• _DIRECTIVE_
Restate the whole of the material. Keep every word, and drop the pictures.

• _DATA PROVIDED_
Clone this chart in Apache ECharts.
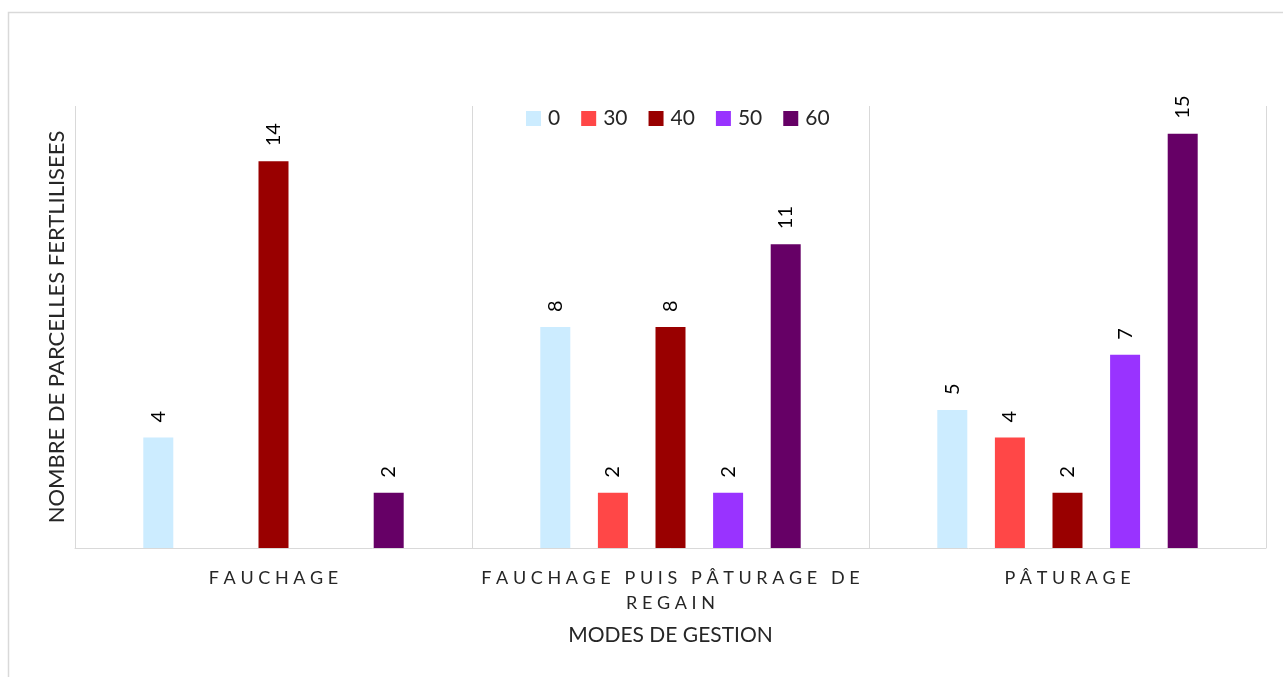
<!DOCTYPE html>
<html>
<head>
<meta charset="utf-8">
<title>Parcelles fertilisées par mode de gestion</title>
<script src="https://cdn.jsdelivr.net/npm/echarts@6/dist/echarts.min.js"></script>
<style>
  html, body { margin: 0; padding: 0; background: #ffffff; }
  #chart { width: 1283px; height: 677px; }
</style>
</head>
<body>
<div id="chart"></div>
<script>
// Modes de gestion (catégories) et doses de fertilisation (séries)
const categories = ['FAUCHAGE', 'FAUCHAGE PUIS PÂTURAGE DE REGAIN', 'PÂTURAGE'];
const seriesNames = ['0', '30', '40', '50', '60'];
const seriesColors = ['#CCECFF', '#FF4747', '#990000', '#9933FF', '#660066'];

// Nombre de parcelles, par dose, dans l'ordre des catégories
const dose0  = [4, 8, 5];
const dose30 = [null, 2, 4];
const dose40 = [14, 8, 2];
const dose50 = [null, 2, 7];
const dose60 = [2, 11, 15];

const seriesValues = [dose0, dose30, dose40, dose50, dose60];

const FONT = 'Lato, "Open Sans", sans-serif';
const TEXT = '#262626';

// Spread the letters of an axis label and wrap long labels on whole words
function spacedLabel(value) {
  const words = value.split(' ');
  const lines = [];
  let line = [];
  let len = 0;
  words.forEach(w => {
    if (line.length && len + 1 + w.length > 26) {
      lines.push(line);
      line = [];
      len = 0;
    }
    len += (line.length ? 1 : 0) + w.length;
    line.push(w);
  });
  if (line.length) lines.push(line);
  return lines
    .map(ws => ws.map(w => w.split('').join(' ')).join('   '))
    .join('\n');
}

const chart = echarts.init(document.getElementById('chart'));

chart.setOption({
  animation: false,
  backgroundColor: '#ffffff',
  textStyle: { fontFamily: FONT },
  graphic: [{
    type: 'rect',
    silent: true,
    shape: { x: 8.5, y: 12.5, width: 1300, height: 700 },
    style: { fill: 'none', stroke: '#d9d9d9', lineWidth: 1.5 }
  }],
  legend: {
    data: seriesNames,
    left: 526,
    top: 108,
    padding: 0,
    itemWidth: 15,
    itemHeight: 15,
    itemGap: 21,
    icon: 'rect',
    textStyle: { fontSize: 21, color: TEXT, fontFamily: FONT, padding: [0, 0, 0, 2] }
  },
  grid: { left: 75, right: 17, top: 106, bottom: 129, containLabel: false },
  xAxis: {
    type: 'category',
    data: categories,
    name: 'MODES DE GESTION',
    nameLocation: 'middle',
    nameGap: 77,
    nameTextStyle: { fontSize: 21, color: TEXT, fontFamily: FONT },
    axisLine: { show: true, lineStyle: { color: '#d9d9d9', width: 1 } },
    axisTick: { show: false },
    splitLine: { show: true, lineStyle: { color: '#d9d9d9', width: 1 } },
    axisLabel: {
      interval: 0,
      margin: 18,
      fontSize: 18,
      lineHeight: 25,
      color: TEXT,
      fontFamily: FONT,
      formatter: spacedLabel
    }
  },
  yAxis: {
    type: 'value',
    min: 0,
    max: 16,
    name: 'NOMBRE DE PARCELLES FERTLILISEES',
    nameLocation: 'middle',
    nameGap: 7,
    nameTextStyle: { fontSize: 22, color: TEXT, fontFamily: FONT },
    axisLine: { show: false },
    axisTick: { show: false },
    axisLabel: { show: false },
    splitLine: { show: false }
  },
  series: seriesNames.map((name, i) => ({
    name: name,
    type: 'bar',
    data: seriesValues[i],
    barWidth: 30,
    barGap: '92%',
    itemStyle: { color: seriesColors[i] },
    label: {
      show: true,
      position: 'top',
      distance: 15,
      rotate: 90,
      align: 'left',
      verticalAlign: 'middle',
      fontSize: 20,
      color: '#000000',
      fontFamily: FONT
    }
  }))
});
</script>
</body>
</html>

• _SOLUTION TO THE PROBLEM_
Clone this chart in Apache ECharts.
<!DOCTYPE html>
<html>
<head>
<meta charset="utf-8">
<title>Parcelles fertilisées par mode de gestion</title>
<script src="https://cdn.jsdelivr.net/npm/echarts@6/dist/echarts.min.js"></script>
<style>
  html, body { margin: 0; padding: 0; background: #ffffff; }
  #chart { width: 1283px; height: 677px; }
</style>
</head>
<body>
<div id="chart"></div>
<script>
// Modes de gestion (catégories) et doses de fertilisation (séries)
const categories = ['FAUCHAGE', 'FAUCHAGE PUIS PÂTURAGE DE REGAIN', 'PÂTURAGE'];
const seriesNames = ['0', '30', '40', '50', '60'];
const seriesColors = ['#CCECFF', '#FF4747', '#990000', '#9933FF', '#660066'];

// Nombre de parcelles, par dose, dans l'ordre des catégories
const dose0  = [4, 8, 5];
const dose30 = [null, 2, 4];
const dose40 = [14, 8, 2];
const dose50 = [null, 2, 7];
const dose60 = [2, 11, 15];

const seriesValues = [dose0, dose30, dose40, dose50, dose60];

const FONT = 'Lato, "Open Sans", sans-serif';
const TEXT = '#262626';

// Spread the letters of an axis label and wrap long labels on whole words
function spacedLabel(value) {
  const words = value.split(' ');
  const lines = [];
  let line = [];
  let len = 0;
  words.forEach(w => {
    if (line.length && len + 1 + w.length > 26) {
      lines.push(line);
      line = [];
      len = 0;
    }
    len += (line.length ? 1 : 0) + w.length;
    line.push(w);
  });
  if (line.length) lines.push(line);
  return lines
    .map(ws => ws.map(w => w.split('').join(' ')).join('   '))
    .join('\n');
}

const chart = echarts.init(document.getElementById('chart'));

chart.setOption({
  animation: false,
  backgroundColor: '#ffffff',
  textStyle: { fontFamily: FONT },
  graphic: [{
    type: 'rect',
    silent: true,
    shape: { x: 8.5, y: 12.5, width: 1300, height: 700 },
    style: { fill: 'none', stroke: '#d9d9d9', lineWidth: 1.5 }
  }],
  legend: {
    data: seriesNames,
    left: 526,
    top: 108,
    padding: 0,
    itemWidth: 15,
    itemHeight: 15,
    itemGap: 21,
    icon: 'rect',
    textStyle: { fontSize: 21, color: TEXT, fontFamily: FONT, padding: [0, 0, 0, 2] }
  },
  grid: { left: 75, right: 17, top: 106, bottom: 129, containLabel: false },
  xAxis: {
    type: 'category',
    data: categories,
    name: 'MODES DE GESTION',
    nameLocation: 'middle',
    nameGap: 77,
    nameTextStyle: { fontSize: 21, color: TEXT, fontFamily: FONT },
    axisLine: { show: true, lineStyle: { color: '#d9d9d9', width: 1 } },
    axisTick: { show: false },
    splitLine: { show: true, lineStyle: { color: '#d9d9d9', width: 1 } },
    axisLabel: {
      interval: 0,
      margin: 18,
      fontSize: 18,
      lineHeight: 25,
      color: TEXT,
      fontFamily: FONT,
      formatter: spacedLabel
    }
  },
  yAxis: {
    type: 'value',
    min: 0,
    max: 16,
    name: 'NOMBRE DE PARCELLES FERTLILISEES',
    nameLocation: 'middle',
    nameGap: 7,
    nameTextStyle: { fontSize: 22, color: TEXT, fontFamily: FONT },
    axisLine: { show: false },
    axisTick: { show: false },
    axisLabel: { show: false },
    splitLine: { show: false }
  },
  series: seriesNames.map((name, i) => ({
    name: name,
    type: 'bar',
    data: seriesValues[i],
    barWidth: 30,
    barGap: '92%',
    itemStyle: { color: seriesColors[i] },
    label: {
      show: true,
      position: 'top',
      distance: 15,
      rotate: 90,
      align: 'left',
      verticalAlign: 'middle',
      fontSize: 20,
      color: '#000000',
      fontFamily: FONT
    }
  }))
});
</script>
</body>
</html>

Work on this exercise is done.